I appreciated Opal teachers’ willingness to be vulnerable and open their classrooms to us and orally share with us.  Susan’s presentation where she so openly admitted to struggling with how she is doing as a teacher. My friend turned to me at that moment and whispered, “She feels it too!” Your structure of the sessions was brilliant.

[I feel] very energized – there is hope for improving this world.  Your work is making a huge difference for the families you serve and for the teachers you welcome into your classrooms.

I can see now why people can come and then revisit again and again.  This experience has been breathtaking, challenging, inquisitive, thought-provoking, and I am so thankful to have had this opportunity to be here….

It was well balanced – pushed me to lean into my not-so-comfortable zone, made me really think, question, reflect… and then do it again!

Time is essential and I didn’t feel rushed.  Hearing the teachers speak so passionately about their experiences was inspiring.

In the last couple of weeks, moving outside of the classroom into a position filled with unfamiliarity, politics, and complexity, this experience acted as my way to process and plan rooted in what I strongly believe about learning.  The idea of leaning into conflict as necessary has comforted me and energized my commitment to being engaged despite all the unknowns.  I’ll be able to listen rather than defend when conflict arises.

Thinking in questions seemed to invite a willingness to go places that were unfamiliar…

After 20 years of teaching and learning, nothing has offered this same authentic feeling of depth, of community, of commitment to children and our world.  Thank you.

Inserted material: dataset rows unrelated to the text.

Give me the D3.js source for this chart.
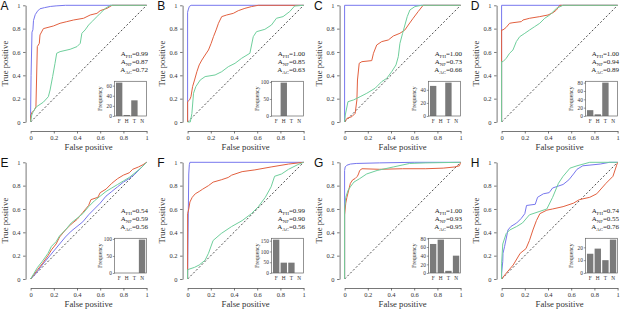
<!DOCTYPE html>
<html><head><meta charset="utf-8">
<script src="https://cdn.jsdelivr.net/npm/d3@7"></script>
<style>body{margin:0;background:#fff} svg{display:block}</style>
</head><body><svg id="c" width="623" height="310"></svg>
<script>
// ---------- data ----------
const panelLabels = ["A","B","C","D","E","F","G","H"];
const rocTicks = [0, 0.2, 0.4, 0.6, 0.8, 1];
const methodNames = ["FH","NF","AC"];
const aucFH = [0.99, 1.00, 1.00, 1.00, 0.54, 0.99, 1.00, 0.74];
const aucNF = [0.87, 0.85, 0.73, 0.94, 0.59, 0.90, 0.93, 0.55];
const aucAC = [0.72, 0.63, 0.66, 0.89, 0.56, 0.56, 0.95, 0.76];
const freqCats = ["F","H","T","N"];
const freqA = [66, 2, 31, 0];
const freqB = [0, 98, 0, 0];
const freqC = [46, 0, 51, 0];
const freqD = [14, 4, 80, 0];
const freqE = [0, 0, 0, 98];
const freqF = [155, 48, 48, 0];
const freqG = [67, 77, 5, 40];
const freqH = [15, 19, 10, 26];
const freqTicksA = [0, 20, 40, 60];
const freqTicksB = [0, 50, 100];
const freqTicksC = [0, 20, 40];
const freqTicksD = [0, 20, 40, 60, 80];
const freqTicksE = [0, 50, 100];
const freqTicksF = [0, 50, 100, 150];
const freqTicksG = [0, 20, 40, 60, 80];
const freqTicksH = [0, 10, 20];

// ROC curves: [false positive, true positive]
const rocA_FH = [[0,0],[0,0.07],[0.004,0.4],[0.012,0.77],[0.02,0.79],[0.025,0.87],[0.04,0.92],[0.06,0.95],[0.08,0.97],[0.12,0.98],[0.17,0.99],[0.22,0.995],[0.3,1],[1,1]];
const rocA_NF = [[0,0],[0,0.05],[0.01,0.08],[0.03,0.1],[0.046,0.13],[0.058,0.646],[0.075,0.674],[0.081,0.746],[0.11,0.8],[0.197,0.823],[0.254,0.846],[0.312,0.86],[0.37,0.874],[0.457,0.889],[0.514,0.917],[0.572,0.931],[0.6,0.954],[0.659,0.974],[0.702,1],[1,1]];
const rocA_AC = [[0,0],[0.01,0.06],[0.023,0.09],[0.05,0.13],[0.11,0.17],[0.153,0.217],[0.168,0.274],[0.19,0.389],[0.21,0.5],[0.225,0.589],[0.254,0.603],[0.341,0.623],[0.4,0.646],[0.428,0.674],[0.442,0.76],[0.47,0.789],[0.5,0.831],[0.529,0.86],[0.572,0.903],[0.6,0.931],[0.645,0.974],[0.688,1],[1,1]];

const rocB_FH = [[0,0],[0,0.94],[0.005,0.96],[0.015,0.99],[0.03,1],[1,1]];
const rocB_NF = [[0,0],[0,0.174],[0.017,0.189],[0.029,0.217],[0.043,0.303],[0.06,0.36],[0.08,0.431],[0.1,0.489],[0.123,0.531],[0.151,0.574],[0.18,0.617],[0.203,0.674],[0.223,0.731],[0.246,0.789],[0.266,0.846],[0.294,0.903],[0.337,0.917],[0.394,0.931],[0.437,0.954],[0.494,0.974],[0.551,0.989],[0.609,1],[1,1]];
const rocB_AC = [[0,0],[0.023,0],[0.037,0.074],[0.051,0.246],[0.071,0.303],[0.109,0.36],[0.151,0.389],[0.237,0.403],[0.294,0.431],[0.351,0.474],[0.409,0.503],[0.466,0.546],[0.537,0.589],[0.566,0.731],[0.594,0.774],[0.666,0.794],[0.723,0.831],[0.766,0.889],[0.823,0.903],[0.88,0.946],[0.923,0.994],[1,1]];

const rocC_FH = [[0,0],[0,1],[1,1]];
const rocC_NF = [[0,0],[0.02,0.031],[0.063,0.046],[0.091,0.074],[0.106,0.189],[0.111,0.36],[0.126,0.503],[0.149,0.517],[0.234,0.526],[0.249,0.589],[0.277,0.66],[0.32,0.689],[0.377,0.703],[0.42,0.737],[0.477,0.76],[0.52,0.789],[0.549,0.831],[0.591,0.889],[0.634,0.946],[0.677,1],[1,1]];
const rocC_AC = [[0,0],[0.006,0.06],[0.029,0.174],[0.077,0.189],[0.134,0.217],[0.191,0.246],[0.263,0.289],[0.32,0.346],[0.363,0.374],[0.406,0.431],[0.443,0.489],[0.463,0.56],[0.477,0.674],[0.5,0.76],[0.52,0.831],[0.54,0.903],[0.563,0.96],[0.606,0.989],[0.663,1],[1,1]];

const rocD_FH = [[0,0],[0,1],[1,1]];
const rocD_NF = [[0,0],[0,0.789],[0.012,0.789],[0.04,0.811],[0.069,0.846],[0.098,0.851],[0.17,0.86],[0.184,0.874],[0.242,0.889],[0.329,0.903],[0.4,0.917],[0.444,0.937],[0.473,0.96],[0.501,1],[1,1]];
const rocD_AC = [[0,0],[0,0.517],[0.012,0.517],[0.04,0.546],[0.069,0.589],[0.098,0.617],[0.127,0.689],[0.156,0.731],[0.2,0.76],[0.242,0.789],[0.285,0.817],[0.329,0.846],[0.372,0.889],[0.415,0.917],[0.473,0.974],[0.53,1],[1,1]];

const rocE_FH = [[0,0],[0.03,0.03],[0.07,0.08],[0.1,0.12],[0.15,0.18],[0.2,0.24],[0.25,0.3],[0.3,0.36],[0.35,0.41],[0.4,0.45],[0.45,0.49],[0.5,0.55],[0.55,0.6],[0.6,0.65],[0.65,0.71],[0.7,0.75],[0.75,0.79],[0.8,0.83],[0.85,0.86],[0.9,0.9],[0.95,0.95],[1,1]];
const rocE_NF = [[0,0],[0.03,0.04],[0.06,0.08],[0.1,0.13],[0.15,0.2],[0.18,0.25],[0.22,0.3],[0.25,0.36],[0.3,0.42],[0.35,0.47],[0.4,0.51],[0.45,0.57],[0.5,0.63],[0.52,0.68],[0.58,0.7],[0.6,0.74],[0.65,0.77],[0.7,0.82],[0.75,0.86],[0.8,0.89],[0.85,0.91],[0.88,0.94],[0.93,0.96],[0.97,0.98],[1,1]];
const rocE_AC = [[0,0],[0.03,0.05],[0.06,0.1],[0.1,0.15],[0.15,0.22],[0.18,0.28],[0.22,0.32],[0.25,0.37],[0.3,0.42],[0.35,0.48],[0.4,0.52],[0.45,0.56],[0.5,0.62],[0.55,0.67],[0.6,0.71],[0.65,0.75],[0.7,0.78],[0.75,0.81],[0.8,0.84],[0.85,0.87],[0.9,0.91],[0.95,0.95],[1,1]];

const rocF_FH = [[0,0],[0.003,0.3],[0.01,0.9],[0.015,0.98],[0.02,1],[1,1]];
const rocF_NF = [[0,0],[0,0.56],[0.01,0.6],[0.02,0.66],[0.04,0.7],[0.066,0.73],[0.1,0.75],[0.13,0.77],[0.18,0.8],[0.22,0.83],[0.29,0.85],[0.35,0.87],[0.38,0.89],[0.47,0.92],[0.58,0.935],[0.72,0.96],[0.87,0.985],[1,1]];
const rocF_AC = [[0,0],[0,0.08],[0.06,0.1],[0.1,0.12],[0.15,0.16],[0.18,0.22],[0.22,0.33],[0.29,0.39],[0.38,0.45],[0.47,0.5],[0.55,0.56],[0.61,0.62],[0.67,0.7],[0.72,0.79],[0.75,0.88],[0.81,0.9],[0.87,0.94],[0.95,0.98],[1,1]];

const rocG_FH = [[0,0],[0,0.93],[0.005,0.96],[0.02,0.975],[0.05,0.985],[0.1,0.99],[0.3,0.995],[0.6,1],[1,1]];
const rocG_NF = [[0,0],[0,0.55],[0.01,0.65],[0.02,0.7],[0.04,0.78],[0.05,0.82],[0.07,0.85],[0.09,0.86],[0.11,0.88],[0.12,0.9],[0.13,0.93],[0.15,0.945],[0.3,0.94],[0.5,0.945],[0.7,0.945],[0.85,0.95],[0.95,0.96],[0.99,0.97],[1,1]];
const rocG_AC = [[0,0],[0,0.6],[0.01,0.7],[0.03,0.76],[0.05,0.79],[0.08,0.83],[0.13,0.86],[0.19,0.9],[0.28,0.93],[0.42,0.96],[0.56,0.99],[0.7,0.995],[1,1]];

const rocH_FH = [[0,0],[0,0.05],[0.01,0.15],[0.012,0.22],[0.026,0.28],[0.03,0.3],[0.055,0.42],[0.08,0.45],[0.13,0.48],[0.17,0.52],[0.2,0.56],[0.215,0.63],[0.29,0.64],[0.31,0.7],[0.36,0.73],[0.41,0.74],[0.44,0.78],[0.53,0.81],[0.58,0.85],[0.62,0.9],[0.65,0.94],[0.7,0.97],[0.85,0.985],[0.93,1],[1,1]];
const rocH_NF = [[0,0],[0.04,0.05],[0.1,0.12],[0.16,0.22],[0.21,0.26],[0.24,0.33],[0.27,0.42],[0.3,0.5],[0.33,0.56],[0.39,0.59],[0.44,0.6],[0.53,0.62],[0.62,0.65],[0.67,0.68],[0.76,0.7],[0.82,0.73],[0.9,0.82],[0.96,0.88],[0.99,0.97],[1,1]];
const rocH_AC = [[0,0],[0,0.13],[0.01,0.3],[0.04,0.39],[0.07,0.42],[0.13,0.45],[0.18,0.48],[0.24,0.55],[0.33,0.58],[0.39,0.6],[0.44,0.7],[0.49,0.82],[0.53,0.88],[0.59,0.95],[0.65,0.97],[0.76,1],[1,1]];

// ---------- assemble ----------
const rocSets = [
  [rocA_FH, rocA_NF, rocA_AC], [rocB_FH, rocB_NF, rocB_AC],
  [rocC_FH, rocC_NF, rocC_AC], [rocD_FH, rocD_NF, rocD_AC],
  [rocE_FH, rocE_NF, rocE_AC], [rocF_FH, rocF_NF, rocF_AC],
  [rocG_FH, rocG_NF, rocG_AC], [rocH_FH, rocH_NF, rocH_AC]
];
const freqSets = [freqA, freqB, freqC, freqD, freqE, freqF, freqG, freqH];
const freqTickSets = [freqTicksA, freqTicksB, freqTicksC, freqTicksD, freqTicksE, freqTicksF, freqTicksG, freqTicksH];
const aucSets = [aucFH, aucNF, aucAC];
const colors = ["#7777ee", "#e2603f", "#6fcf9c"];

const svg = d3.select("#c");
const serif = "'Liberation Serif','Times New Roman',serif";
const W = 116, H = 116.7;

panelLabels.forEach((lab, i) => {
  const col = i % 4, row = Math.floor(i / 4);
  const x0 = 30.6 + col * 157, x1 = x0 + W;
  const yTop = row === 0 ? 5.3 : 162.3, yBot = yTop + H;
  const x = d3.scaleLinear([0, 1], [x0, x1]);
  const y = d3.scaleLinear([0, 1], [yBot, yTop]);
  const g = svg.append("g");

  // panel letter
  g.append("text").attr("x", x0 - 30 - col * 0.3).attr("y", yTop + 4.8)
    .attr("font-family", "'Liberation Sans',Arial,sans-serif").attr("font-size", 12)
    .attr("fill", "#111").text(lab);

  // axes
  const xa = g.append("g").attr("transform", `translate(0,${yBot + 9})`)
    .call(d3.axisBottom(x).tickValues(rocTicks).tickFormat(d3.format("~g")).tickSize(2.5).tickSizeOuter(0).tickPadding(1.5));
  const ya = g.append("g").attr("transform", `translate(${x0 - 5},0)`)
    .call(d3.axisLeft(y).tickValues(rocTicks).tickFormat(d3.format("~g")).tickSize(2.5).tickSizeOuter(0).tickPadding(2.5));
  [xa, ya].forEach(a => {
    a.selectAll("path,line").attr("stroke", "#555").attr("stroke-width", 0.8);
    a.selectAll("text").attr("font-family", serif).attr("font-size", 6.5).attr("fill", "#333");
  });

  // axis titles
  g.append("text").attr("x", (x0 + x1) / 2).attr("y", yBot + 27.5)
    .attr("text-anchor", "middle").attr("font-family", serif).attr("font-size", 8.7)
    .attr("fill", "#333").text("False positive");
  g.append("text").attr("transform", `translate(${x0 - 23},${(yTop + yBot) / 2}) rotate(-90)`)
    .attr("text-anchor", "middle").attr("font-family", serif).attr("font-size", 8.7)
    .attr("fill", "#333").text("True positive");

  // diagonal
  g.append("line").attr("x1", x(0)).attr("y1", y(0)).attr("x2", x(1)).attr("y2", y(1))
    .attr("stroke", "#222").attr("stroke-width", 0.8).attr("stroke-dasharray", "2,2");

  // ROC curves
  const line = d3.line().x(d => x(d[0])).y(d => y(d[1]));
  rocSets[i].forEach((pts, k) => {
    g.append("path").attr("d", line(pts)).attr("fill", "none")
      .attr("stroke", colors[k]).attr("stroke-width", 1);
  });

  // AUC text
  methodNames.forEach((m, k) => {
    const t = g.append("text").attr("x", x1 + 1.5).attr("y", yTop + 51 + k * 8)
      .attr("text-anchor", "end").attr("font-family", serif).attr("font-size", 7).attr("fill", "#222");
    t.append("tspan").text("A");
    t.append("tspan").attr("font-size", 4.8).attr("dy", 1.5).text(m);
    t.append("tspan").attr("dy", -1.5).text("=" + aucSets[k][i].toFixed(2));
  });

  // inset bar chart
  const bl = x1 - 32, br = x1, bt = yTop + 76, bb = yBot - 6;
  const vals = freqSets[i];
  const xb = d3.scaleBand(freqCats, [bl, br]).paddingInner(0.1667).paddingOuter(0.18);
  const yb = d3.scaleLinear([0, d3.max(vals) * 1.04], [bb, bt]);
  g.append("rect").attr("x", bl).attr("y", bt).attr("width", br - bl).attr("height", bb - bt)
    .attr("fill", "#fff").attr("stroke", "none");
  g.selectAll(null).data(vals).join("rect")
    .attr("x", (d, j) => xb(freqCats[j])).attr("width", xb.bandwidth())
    .attr("y", d => yb(d)).attr("height", d => bb - yb(d)).attr("fill", "#7a7a7a");
  g.append("rect").attr("x", bl).attr("y", bt).attr("width", br - bl).attr("height", bb - bt)
    .attr("fill", "none").attr("stroke", "#666").attr("stroke-width", 0.7);
  const yia = g.append("g").attr("transform", `translate(${bl},0)`)
    .call(d3.axisLeft(yb).tickValues(freqTickSets[i]).tickFormat(d3.format("d")).tickSize(1.8).tickSizeOuter(0).tickPadding(1));
  yia.select("path").remove();
  yia.selectAll("line").attr("stroke", "#555").attr("stroke-width", 0.6);
  yia.selectAll("text").attr("font-family", serif).attr("font-size", 5.3).attr("fill", "#333");
  freqCats.forEach(c => {
    g.append("text").attr("x", xb(c) + xb.bandwidth() / 2).attr("y", bb + 7)
      .attr("text-anchor", "middle").attr("font-family", serif).attr("font-size", 5.3)
      .attr("fill", "#333").text(c);
  });
  g.append("text").attr("transform", `translate(${bl - 13},${(bt + bb) / 2}) rotate(-90)`)
    .attr("text-anchor", "middle").attr("font-family", serif).attr("font-size", 5.8)
    .attr("fill", "#333").text("Frequency");
});
</script></body></html>
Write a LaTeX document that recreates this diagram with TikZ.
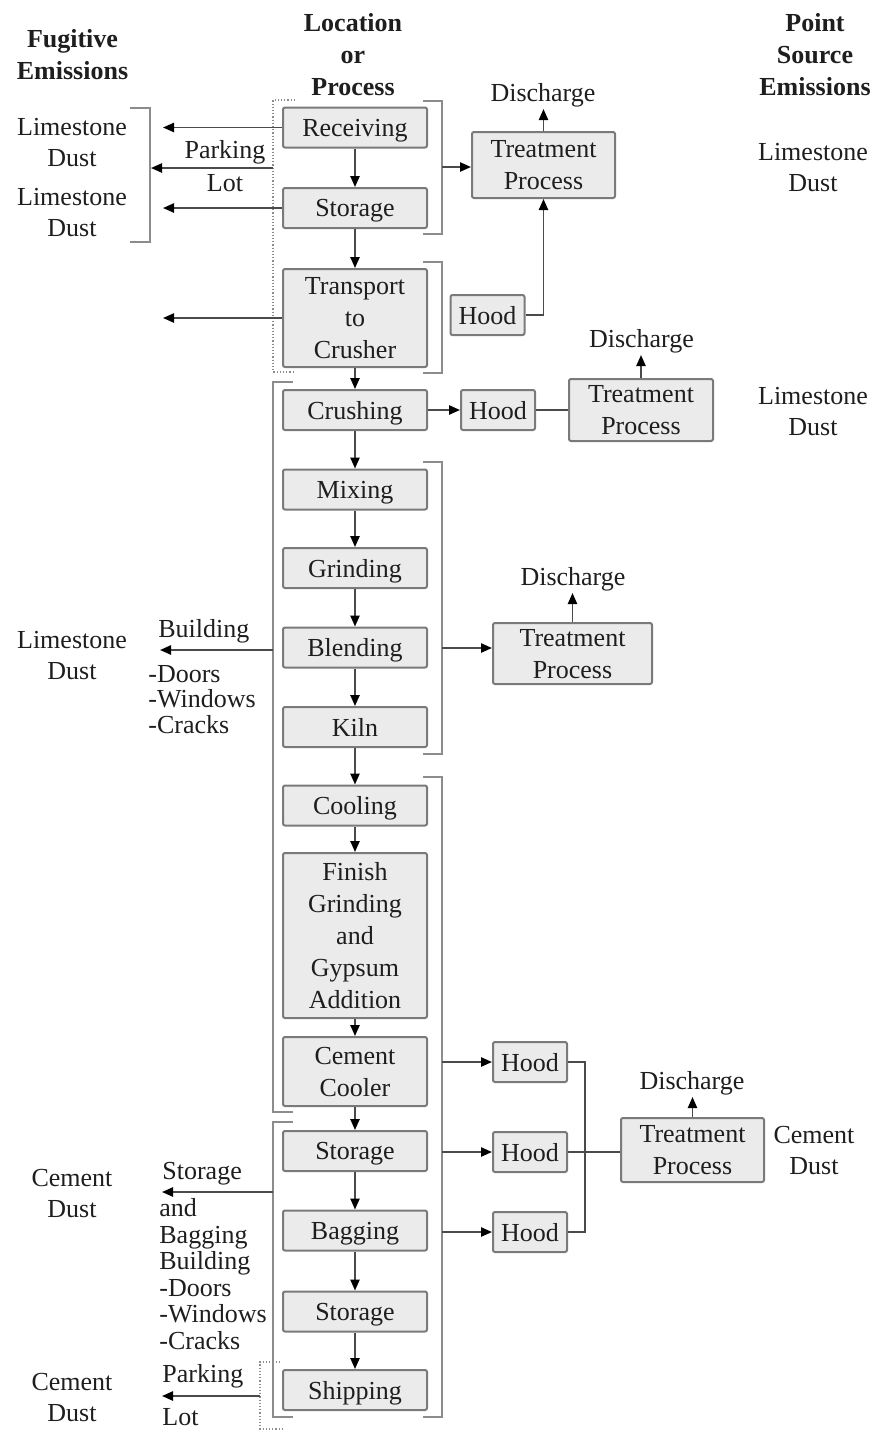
\documentclass[tikz,border=0pt]{standalone}
\usepackage{fontspec}
\setmainfont{Liberation Serif}
\usetikzlibrary{arrows.meta}
\definecolor{boxfill}{HTML}{EBEBEB}
\definecolor{boxline}{HTML}{7A7A7A}
\definecolor{wirecol}{HTML}{4A4A4A}
\definecolor{brk}{HTML}{8C8C8C}
\definecolor{ink}{HTML}{1E1E1E}

\begin{document}
\begin{tikzpicture}[x=0.5pt,y=-0.5pt,
  every node/.style={text=ink, font=\fontsize{13}{15.5}\selectfont},
  box/.style={draw=boxline, fill=boxfill, line width=1pt, rounded corners=1pt,
    inner sep=0pt, align=center, minimum height=20pt, text depth=0pt,
    font=\fontsize{13}{16}\selectfont},
  stepbox/.style={box, minimum width=72pt},
  hoodbox/.style={box, minimum width=37pt},
  lbl/.style={inner sep=0pt, align=center},
  head/.style={inner sep=0pt, align=center, font=\bfseries\fontsize{13}{16}\selectfont},
  arr/.style={draw=wirecol, line width=0.9pt, -{Triangle[length=5.5pt,width=4.6pt,color=black]}},
  wire/.style={draw=wirecol, line width=0.9pt},
  bracket/.style={draw=brk, line width=1.3pt},
  dotbracket/.style={draw=brk, line width=0.6pt, densely dotted},
]
\useasboundingbox (0,0) rectangle (876,1431);

% ---- column headings
\node[head] (hfug) at (72.5,54.5) {Fugitive\\Emissions};
\node[head] (hloc) at (353,55) {Location\\or\\Process};
\node[head] (hpnt) at (815,55) {Point\\Source\\Emissions};

% ---- process chain
\node[stepbox] (recv) at (355,127.5) {Receiving};
\node[stepbox] (st1) at (355,208) {Storage};
\node[stepbox, minimum height=49pt] (trans) at (355,318) {Transport\\to\\Crusher};
\node[stepbox] (crush) at (355,410) {Crushing};
\node[stepbox] (mix) at (355,489.5) {Mixing};
\node[stepbox] (grind) at (355,568) {Grinding};
\node[stepbox] (blend) at (355,647.5) {Blending};
\node[stepbox] (kiln) at (355,727) {Kiln};
\node[stepbox] (cool) at (355,805.5) {Cooling};
\node[stepbox, minimum height=82.5pt] (finish) at (355,935.5) {Finish\\Grinding\\and\\Gypsum\\Addition};
\node[stepbox, minimum height=34.5pt] (ccool) at (355,1071.5) {Cement\\Cooler};
\node[stepbox] (st2) at (355,1151) {Storage};
\node[stepbox] (bag) at (355,1230.5) {Bagging};
\node[stepbox] (st3) at (355,1311.5) {Storage};
\node[stepbox] (ship) at (355,1390) {Shipping};

\foreach \a/\b in {recv/st1, st1/trans, trans/crush, crush/mix, mix/grind,
  grind/blend, blend/kiln, kiln/cool, cool/finish, finish/ccool, ccool/st2,
  st2/bag, bag/st3, st3/ship}
  \draw[arr] (\a) -- (\b);

% ---- collection hoods and treatment
\node[box, minimum width=71.5pt, minimum height=33pt] (tp1) at (543.5,165) {Treatment\\Process};
\node[box, minimum width=72pt, minimum height=31pt] (tp2) at (641,410) {Treatment\\Process};
\node[box, minimum width=79.5pt, minimum height=30.5pt] (tp3) at (572.5,653.5) {Treatment\\Process};
\node[box, minimum width=71.5pt, minimum height=32pt] (tp4) at (692.5,1150) {Treatment\\Process};

\node[hoodbox] (h1) at (487.5,315) {Hood};
\node[hoodbox] (h2) at (498,410) {Hood};
\node[hoodbox] (h3) at (530,1062) {Hood};
\node[hoodbox] (h4) at (530,1152) {Hood};
\node[hoodbox] (h5) at (530,1232) {Hood};

\node[lbl, inner sep=1pt, anchor=base] (d1) at (543,101) {Discharge};
\node[lbl, inner sep=1pt, anchor=base] (d2) at (641.5,347) {Discharge};
\node[lbl, inner sep=1pt, anchor=base] (d3) at (573,585) {Discharge};
\node[lbl, inner sep=1pt, anchor=base] (d4) at (692,1089) {Discharge};

\draw[arr] (tp1.north) -- (tp1.north |- d1.south);
\draw[arr] (tp2.north) -- (tp2.north |- d2.south);
\draw[arr] (tp3.north) -- (tp3.north |- d3.south);
\draw[arr] (tp4.north) -- (tp4.north |- d4.south);

% ---- point source emissions
\node[lbl] (rd1) at (813,168) {Limestone\\Dust};
\node[lbl] (rd2) at (813,411.5) {Limestone\\Dust};
\node[lbl] (rd3) at (814,1151) {Cement\\Dust};

% ---- fugitive emissions
\node[lbl] (ld1) at (72,142.5) {Limestone\\Dust};
\node[lbl] (ld2) at (72,212.5) {Limestone\\Dust};
\node[lbl, font=\fontsize{13}{16.5}\selectfont] (park1) at (225,166.5) {Parking\\Lot};
\node[lbl] (ld3) at (72,656) {Limestone\\Dust};
\node[lbl, anchor=base west] (bld1) at (158,637) {Building};
\node[lbl, anchor=north west, align=left, font=\fontsize{13}{12.75}\selectfont] (open1) at (148,665) {-Doors\\-Windows\\-Cracks};
\node[lbl] (cd1) at (72,1194) {Cement\\Dust};
\node[lbl] (cd2) at (72,1397.5) {Cement\\Dust};
\node[lbl, anchor=base west] (sbt) at (162,1179) {Storage};
\node[lbl, anchor=north west, align=left, font=\fontsize{13}{13.3}\selectfont] (sbb) at (159,1198) {and\\Bagging\\Building\\-Doors\\-Windows\\-Cracks};
\node[lbl, anchor=north west, align=left, font=\fontsize{13}{21.5}\selectfont] (park2) at (162,1364) {Parking\\Lot};

% ---- grouping brackets
\draw[bracket] (130,108) -- (150,108) -- (150,242) -- (130,242);
\draw[dotbracket] (295,100) -- (273,100) -- (273,372) -- (295,372);
\draw[bracket] (423,101) -- (442,101) -- (442,234) -- (423,234);
\draw[bracket] (423,262) -- (442,262) -- (442,373) -- (423,373);
\draw[bracket] (293,382) -- (273,382) -- (273,1112) -- (293,1112);
\draw[bracket] (423,462) -- (442,462) -- (442,754) -- (423,754);
\draw[bracket] (423,777) -- (442,777) -- (442,1417) -- (423,1417);
\draw[bracket] (293,1122) -- (273,1122) -- (273,1417) -- (293,1417);
\draw[dotbracket] (280,1362) -- (260,1362) -- (260,1429) -- (282,1429);

% ---- fugitive release paths
\coordinate (e1) at (163,127.5);
\coordinate (e2) at (163,208);
\coordinate (e3) at (163,318);
\coordinate (pk1) at (273,168);
\coordinate (pk1e) at (151,168);
\coordinate (bl1) at (273,650);
\coordinate (bl1e) at (160,650);
\coordinate (bl2) at (273,1192);
\coordinate (bl2e) at (162,1192);
\coordinate (pk2) at (260,1396);
\coordinate (pk2e) at (162,1396);
\draw[arr] (recv.west) -- (e1);
\draw[arr] (st1.west) -- (e2);
\draw[arr] (trans.west) -- (e3);
\draw[arr] (pk1) -- (pk1e);
\draw[arr] (bl1) -- (bl1e);
\draw[arr] (bl2) -- (bl2e);
\draw[arr] (pk2) -- (pk2e);

% ---- ducting to treatment
\coordinate (rb1) at (442,167);
\coordinate (rb3) at (442,648);
\coordinate (rb4a) at (442,1062);
\coordinate (rb4b) at (442,1152);
\coordinate (rb4c) at (442,1232);
\coordinate (jn) at (585,1152);
\draw[arr] (rb1) -- (rb1 -| tp1.west);
\draw[arr] (h1.east) -| (tp1.south);
\draw[arr] (crush.east) -- (h2.west);
\draw[wire] (h2.east) -- (tp2.west);
\draw[arr] (rb3) -- (rb3 -| tp3.west);
\draw[arr] (rb4a) -- (h3.west);
\draw[arr] (rb4b) -- (h4.west);
\draw[arr] (rb4c) -- (h5.west);
\draw[wire] (h3.east) -| (jn) |- (h5.east);
\draw[wire] (h4.east) -- (h4.east -| tp4.west);

\end{tikzpicture}
\end{document}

I’ll be back!

Being in classrooms where children are empowered, respected, acknowledged and appreciated is inspiring.

Seeing theory put into action is priceless.

Invaluable! It feels amazing to be asked and pushed to reflect and engage in very thoughtful, honest, and challenging conversations.

It was invaluable.  It has given me the time to reflect deeply on what teaching means to me… You have created a safe space to be reflective and vulnerable while challenging us to think deeply and to question the very essence of what education means…. I’m so happy and grateful to have had this experience.

It provided me an opportunity to reflect on my own teaching practice, engage in meaningful dialogue (and thought) and peek into one of the most amazing learning environments I’ve seen.